▸ Input material:
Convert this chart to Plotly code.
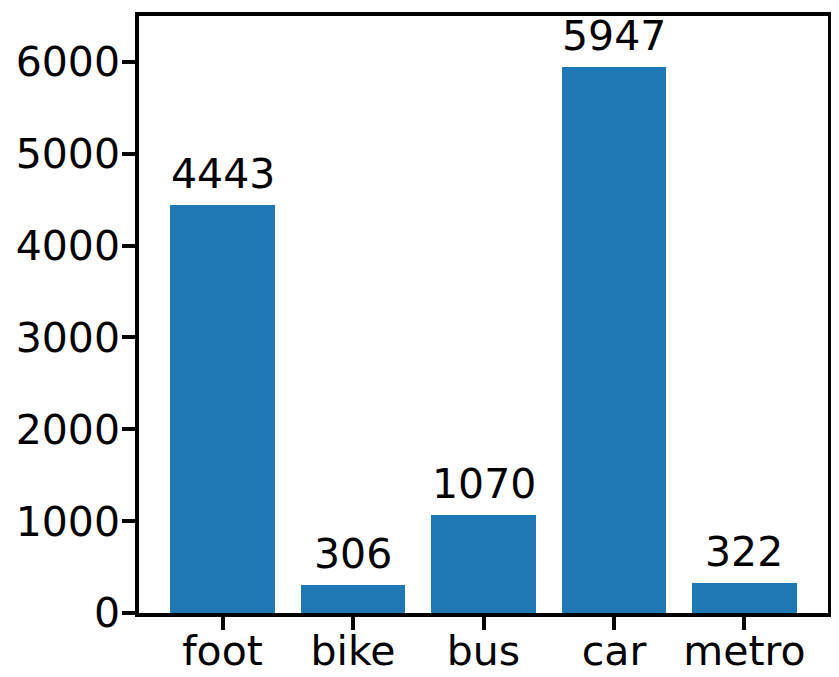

==

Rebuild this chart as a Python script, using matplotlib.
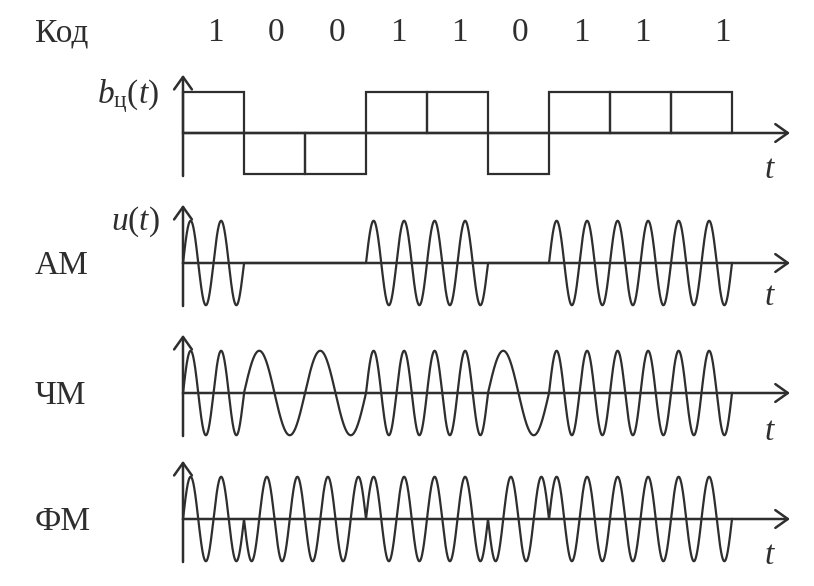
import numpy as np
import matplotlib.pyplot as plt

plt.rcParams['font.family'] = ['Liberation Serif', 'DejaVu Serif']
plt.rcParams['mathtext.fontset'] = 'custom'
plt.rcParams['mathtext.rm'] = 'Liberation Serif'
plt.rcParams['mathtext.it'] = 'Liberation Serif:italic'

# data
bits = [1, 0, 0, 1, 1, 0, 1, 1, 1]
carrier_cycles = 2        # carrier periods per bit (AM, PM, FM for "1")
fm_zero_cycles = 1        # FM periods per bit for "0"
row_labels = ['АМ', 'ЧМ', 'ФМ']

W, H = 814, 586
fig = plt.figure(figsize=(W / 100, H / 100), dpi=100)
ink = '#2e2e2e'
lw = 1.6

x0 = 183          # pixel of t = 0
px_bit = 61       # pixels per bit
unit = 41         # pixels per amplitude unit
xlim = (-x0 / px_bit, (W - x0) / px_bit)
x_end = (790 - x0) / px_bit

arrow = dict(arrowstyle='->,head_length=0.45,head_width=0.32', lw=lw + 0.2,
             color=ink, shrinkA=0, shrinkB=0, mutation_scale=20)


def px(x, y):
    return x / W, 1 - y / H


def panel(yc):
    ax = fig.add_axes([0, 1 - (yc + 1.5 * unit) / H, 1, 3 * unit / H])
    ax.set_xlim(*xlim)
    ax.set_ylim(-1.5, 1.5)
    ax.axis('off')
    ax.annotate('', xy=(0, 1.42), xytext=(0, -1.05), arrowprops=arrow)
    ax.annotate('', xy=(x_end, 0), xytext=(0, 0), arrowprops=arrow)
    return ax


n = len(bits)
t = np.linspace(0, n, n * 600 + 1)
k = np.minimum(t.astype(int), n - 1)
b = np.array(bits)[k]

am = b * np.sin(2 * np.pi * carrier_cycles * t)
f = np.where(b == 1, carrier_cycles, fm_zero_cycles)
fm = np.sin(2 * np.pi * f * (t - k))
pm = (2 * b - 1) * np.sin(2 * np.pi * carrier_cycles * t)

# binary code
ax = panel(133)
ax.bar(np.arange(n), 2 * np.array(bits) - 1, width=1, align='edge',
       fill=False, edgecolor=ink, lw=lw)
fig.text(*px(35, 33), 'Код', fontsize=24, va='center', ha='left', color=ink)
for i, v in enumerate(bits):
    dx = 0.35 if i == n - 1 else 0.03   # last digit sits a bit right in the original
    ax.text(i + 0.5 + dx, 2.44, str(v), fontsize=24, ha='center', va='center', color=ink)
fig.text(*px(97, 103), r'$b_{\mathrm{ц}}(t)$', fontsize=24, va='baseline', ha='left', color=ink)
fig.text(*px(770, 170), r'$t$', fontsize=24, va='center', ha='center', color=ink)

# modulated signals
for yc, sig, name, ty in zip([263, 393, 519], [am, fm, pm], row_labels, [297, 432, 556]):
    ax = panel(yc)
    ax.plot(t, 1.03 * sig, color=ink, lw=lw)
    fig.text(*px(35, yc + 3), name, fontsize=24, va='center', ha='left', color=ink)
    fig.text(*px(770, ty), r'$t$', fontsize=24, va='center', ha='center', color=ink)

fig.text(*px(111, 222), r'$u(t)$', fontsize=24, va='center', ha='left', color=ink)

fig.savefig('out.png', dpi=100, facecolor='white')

▸ Problem requirements: Give again, exactly as written above, every line from the one holding "Rebuild this chart" to the one holding "import matplotlib.pyplot as plt", with both ends kept and the pictures left out.

▸ Written solution:
Rebuild this chart as a Python script, using matplotlib.
import numpy as np
import matplotlib.pyplot as plt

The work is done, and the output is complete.